CodeWhisperer has a built-in tool for security scanning. It can scan across various programming languages, including Java, Python, JavaScript, and others. Under the hood, CodeWhisperer’s code scanning uses the power of AWS CodeGuru Detector Library.
General security best practices for adopting CodeWhisperer
Make sure your developers know the limitations of AI
When working with AI tools, always remember that you are responsible for the outcomes. The LLM is merely a tool to aid developers in their work; it is not an autonomous robot replacing them completely.
Suggestions coming from any AI tool, including CodeWhisperer, can look like good contributions at first glance. But they may be far from meeting good code quality standards.
- There could be subtle bugs or security vulnerabilities.
- The tool may implement something different than you (the developer) intended.
- The tool may fail to incorporate design requirements (because they may not have been available to the AI).
Therefore, it is absolutely crucial that you train every developer on the weaknesses of AI. This includes biases in the training data that lead to skewed responses, “hallucinations” where the AI confidently produces suggestions that are not functional, and possible intellectual property (IP) conflicts when you use the AI output directly.
Know where the code suggestions come from
If you have a Professional Tier license in CodeWhisperer, you are guaranteed that CodeWhisperer will not use the data to train the LLM model.

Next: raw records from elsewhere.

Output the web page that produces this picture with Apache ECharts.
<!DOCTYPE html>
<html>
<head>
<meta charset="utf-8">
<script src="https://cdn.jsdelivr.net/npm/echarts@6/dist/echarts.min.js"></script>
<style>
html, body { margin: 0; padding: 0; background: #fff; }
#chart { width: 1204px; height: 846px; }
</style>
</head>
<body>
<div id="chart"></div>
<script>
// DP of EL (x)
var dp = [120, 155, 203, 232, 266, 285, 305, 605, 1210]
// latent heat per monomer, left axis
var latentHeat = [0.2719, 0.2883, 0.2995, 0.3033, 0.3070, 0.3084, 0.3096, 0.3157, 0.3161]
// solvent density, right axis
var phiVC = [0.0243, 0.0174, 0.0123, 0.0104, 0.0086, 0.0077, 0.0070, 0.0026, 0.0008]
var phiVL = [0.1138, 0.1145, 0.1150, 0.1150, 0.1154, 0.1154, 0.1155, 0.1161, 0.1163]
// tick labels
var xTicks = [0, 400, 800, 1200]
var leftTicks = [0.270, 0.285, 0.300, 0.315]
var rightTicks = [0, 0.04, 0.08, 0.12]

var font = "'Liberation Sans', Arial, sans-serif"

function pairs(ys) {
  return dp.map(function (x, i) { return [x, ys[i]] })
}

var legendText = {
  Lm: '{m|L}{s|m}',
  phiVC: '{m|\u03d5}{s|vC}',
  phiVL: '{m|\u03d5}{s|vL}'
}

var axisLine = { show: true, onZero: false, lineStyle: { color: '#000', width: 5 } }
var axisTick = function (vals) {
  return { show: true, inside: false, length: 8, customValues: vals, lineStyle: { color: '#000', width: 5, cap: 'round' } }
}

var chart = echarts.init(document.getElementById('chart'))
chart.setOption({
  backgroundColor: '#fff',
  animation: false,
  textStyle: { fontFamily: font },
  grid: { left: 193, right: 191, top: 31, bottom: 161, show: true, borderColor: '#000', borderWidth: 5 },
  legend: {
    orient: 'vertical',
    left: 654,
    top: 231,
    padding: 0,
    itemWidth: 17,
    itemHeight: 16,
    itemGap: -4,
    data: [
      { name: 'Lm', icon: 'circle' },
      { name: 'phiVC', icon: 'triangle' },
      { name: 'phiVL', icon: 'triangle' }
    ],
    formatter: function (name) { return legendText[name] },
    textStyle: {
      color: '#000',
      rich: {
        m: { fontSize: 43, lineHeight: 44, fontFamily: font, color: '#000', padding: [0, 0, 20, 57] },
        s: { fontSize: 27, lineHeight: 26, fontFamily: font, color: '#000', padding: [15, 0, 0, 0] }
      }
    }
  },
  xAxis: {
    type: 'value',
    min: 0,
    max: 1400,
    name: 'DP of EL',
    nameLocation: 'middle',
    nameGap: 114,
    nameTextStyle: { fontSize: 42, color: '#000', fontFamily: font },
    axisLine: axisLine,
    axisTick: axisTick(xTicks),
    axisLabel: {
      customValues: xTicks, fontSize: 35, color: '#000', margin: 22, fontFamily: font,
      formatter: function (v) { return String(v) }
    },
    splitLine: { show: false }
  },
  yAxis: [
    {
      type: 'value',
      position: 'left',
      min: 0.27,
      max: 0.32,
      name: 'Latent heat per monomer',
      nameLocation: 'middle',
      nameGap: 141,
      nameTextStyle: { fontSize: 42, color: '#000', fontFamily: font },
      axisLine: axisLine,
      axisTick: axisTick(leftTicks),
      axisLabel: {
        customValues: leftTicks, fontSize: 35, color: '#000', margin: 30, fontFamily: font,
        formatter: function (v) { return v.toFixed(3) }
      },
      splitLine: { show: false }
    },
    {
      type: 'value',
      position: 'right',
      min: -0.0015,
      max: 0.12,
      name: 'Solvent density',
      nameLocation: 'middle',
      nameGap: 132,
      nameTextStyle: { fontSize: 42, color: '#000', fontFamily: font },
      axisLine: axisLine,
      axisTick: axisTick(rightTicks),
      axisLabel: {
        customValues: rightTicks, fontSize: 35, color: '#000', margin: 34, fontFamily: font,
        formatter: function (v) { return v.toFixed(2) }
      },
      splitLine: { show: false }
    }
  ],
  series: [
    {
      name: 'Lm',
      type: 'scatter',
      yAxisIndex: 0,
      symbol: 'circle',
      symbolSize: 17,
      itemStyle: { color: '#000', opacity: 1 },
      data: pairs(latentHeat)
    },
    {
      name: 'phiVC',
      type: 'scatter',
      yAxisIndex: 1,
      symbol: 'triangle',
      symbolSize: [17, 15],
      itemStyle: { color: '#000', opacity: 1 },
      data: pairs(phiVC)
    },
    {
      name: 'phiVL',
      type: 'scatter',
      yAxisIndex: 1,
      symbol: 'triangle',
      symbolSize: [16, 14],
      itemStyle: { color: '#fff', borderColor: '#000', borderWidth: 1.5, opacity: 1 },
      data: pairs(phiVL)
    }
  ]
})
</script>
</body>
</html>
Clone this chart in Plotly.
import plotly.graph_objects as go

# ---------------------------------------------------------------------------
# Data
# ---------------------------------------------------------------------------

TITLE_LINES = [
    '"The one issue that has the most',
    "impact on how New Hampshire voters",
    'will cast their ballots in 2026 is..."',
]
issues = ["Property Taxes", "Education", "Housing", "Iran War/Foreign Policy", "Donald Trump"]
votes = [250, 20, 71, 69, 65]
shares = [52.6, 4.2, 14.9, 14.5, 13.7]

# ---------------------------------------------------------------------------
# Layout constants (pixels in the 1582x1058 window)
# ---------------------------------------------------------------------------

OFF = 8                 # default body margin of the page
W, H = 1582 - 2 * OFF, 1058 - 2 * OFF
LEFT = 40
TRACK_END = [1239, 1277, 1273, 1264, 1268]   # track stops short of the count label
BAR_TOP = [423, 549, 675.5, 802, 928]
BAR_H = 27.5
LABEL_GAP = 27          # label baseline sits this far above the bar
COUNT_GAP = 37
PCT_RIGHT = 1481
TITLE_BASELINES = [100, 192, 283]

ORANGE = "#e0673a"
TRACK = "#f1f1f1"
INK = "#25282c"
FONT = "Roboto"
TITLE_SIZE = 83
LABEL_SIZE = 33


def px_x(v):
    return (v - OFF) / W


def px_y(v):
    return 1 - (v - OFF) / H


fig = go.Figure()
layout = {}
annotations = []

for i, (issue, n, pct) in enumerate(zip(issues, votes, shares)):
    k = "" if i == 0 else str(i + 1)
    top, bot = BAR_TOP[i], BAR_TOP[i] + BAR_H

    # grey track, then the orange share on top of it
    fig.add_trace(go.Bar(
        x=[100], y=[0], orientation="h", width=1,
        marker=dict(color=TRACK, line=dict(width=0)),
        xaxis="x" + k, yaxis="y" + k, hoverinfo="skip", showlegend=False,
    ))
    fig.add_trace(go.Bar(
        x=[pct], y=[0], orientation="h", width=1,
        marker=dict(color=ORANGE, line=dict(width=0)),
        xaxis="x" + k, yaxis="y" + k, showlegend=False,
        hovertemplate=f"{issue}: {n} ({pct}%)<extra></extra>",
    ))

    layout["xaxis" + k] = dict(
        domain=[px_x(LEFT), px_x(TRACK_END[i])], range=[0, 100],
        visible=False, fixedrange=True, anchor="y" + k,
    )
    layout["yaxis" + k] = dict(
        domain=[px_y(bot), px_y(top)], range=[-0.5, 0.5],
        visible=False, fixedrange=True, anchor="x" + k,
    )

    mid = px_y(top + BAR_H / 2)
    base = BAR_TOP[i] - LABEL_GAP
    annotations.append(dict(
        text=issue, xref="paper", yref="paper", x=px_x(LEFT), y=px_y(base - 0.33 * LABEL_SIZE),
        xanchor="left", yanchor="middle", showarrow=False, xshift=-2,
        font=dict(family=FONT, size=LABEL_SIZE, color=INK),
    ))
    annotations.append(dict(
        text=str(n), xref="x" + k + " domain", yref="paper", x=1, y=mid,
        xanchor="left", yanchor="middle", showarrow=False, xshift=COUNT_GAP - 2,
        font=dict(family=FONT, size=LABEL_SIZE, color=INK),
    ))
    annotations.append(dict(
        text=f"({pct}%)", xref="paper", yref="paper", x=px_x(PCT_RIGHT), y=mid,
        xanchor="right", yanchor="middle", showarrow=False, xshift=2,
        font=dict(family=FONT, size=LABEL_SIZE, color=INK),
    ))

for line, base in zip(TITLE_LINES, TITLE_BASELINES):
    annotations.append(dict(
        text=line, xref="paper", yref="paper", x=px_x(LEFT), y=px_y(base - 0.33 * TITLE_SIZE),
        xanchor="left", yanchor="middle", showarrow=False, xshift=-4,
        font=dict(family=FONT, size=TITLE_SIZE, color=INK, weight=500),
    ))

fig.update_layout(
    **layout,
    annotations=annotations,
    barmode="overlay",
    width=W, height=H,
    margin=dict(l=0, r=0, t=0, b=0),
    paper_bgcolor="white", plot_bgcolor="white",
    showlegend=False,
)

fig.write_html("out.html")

But the code that CodeWhisperer returns might still have similarities to public code from its training data.
To safely deal with these kinds of suggestions, there is a feature called “public code filter and reference tracking.” If your code suggestions match public code, you will be notified where the matching code originates from. When you know the source, you can quickly decide whether the license of the matched code is compatible with the code base you are working on.
To avoid CodeWhisperer suggesting snippets matching public code altogether, simply disable the Reference Tracking feature on the organization level.
Security-scan across languages
One of CodeWhisperer’s great built-in security mechanisms, which I hinted at earlier, is its tool for running security scans. To use it optimally, set up code scanning to run at regular intervals.
For specific languages—Java, JavaScript, and Python as of writing—CodeWhisperer can suggest fixes for the vulnerabilities it finds. But be aware that all code written in programming languages not supported by CodeGuru will be silently ignored, so you will not receive notifications of vulnerabilities in those parts of the code base, and you will not be warned that it cannot be processed.
Don’t make coding harder than it has to be
Coding assistants are becoming indispensable for developers, and AWS CodeWhisperer is a favorite among many of them. However, LLMs have limitations and risks; sensitive data, like source code and potential secrets, are directly sent to the cloud. You need to know how to integrate suggestions from the LLM safely and in a compliant way to the production source code.
Adopting CodeWhisperer can be done without much friction through a combination of hardening the configuration options on the AWS organization administration portal and with proper user onboarding to educate developers on how to consume LLM-based solutions securely and effectively.
Life and coding can be easier. Don’t make it harder than it has to be.
Published: Apr 29, 2024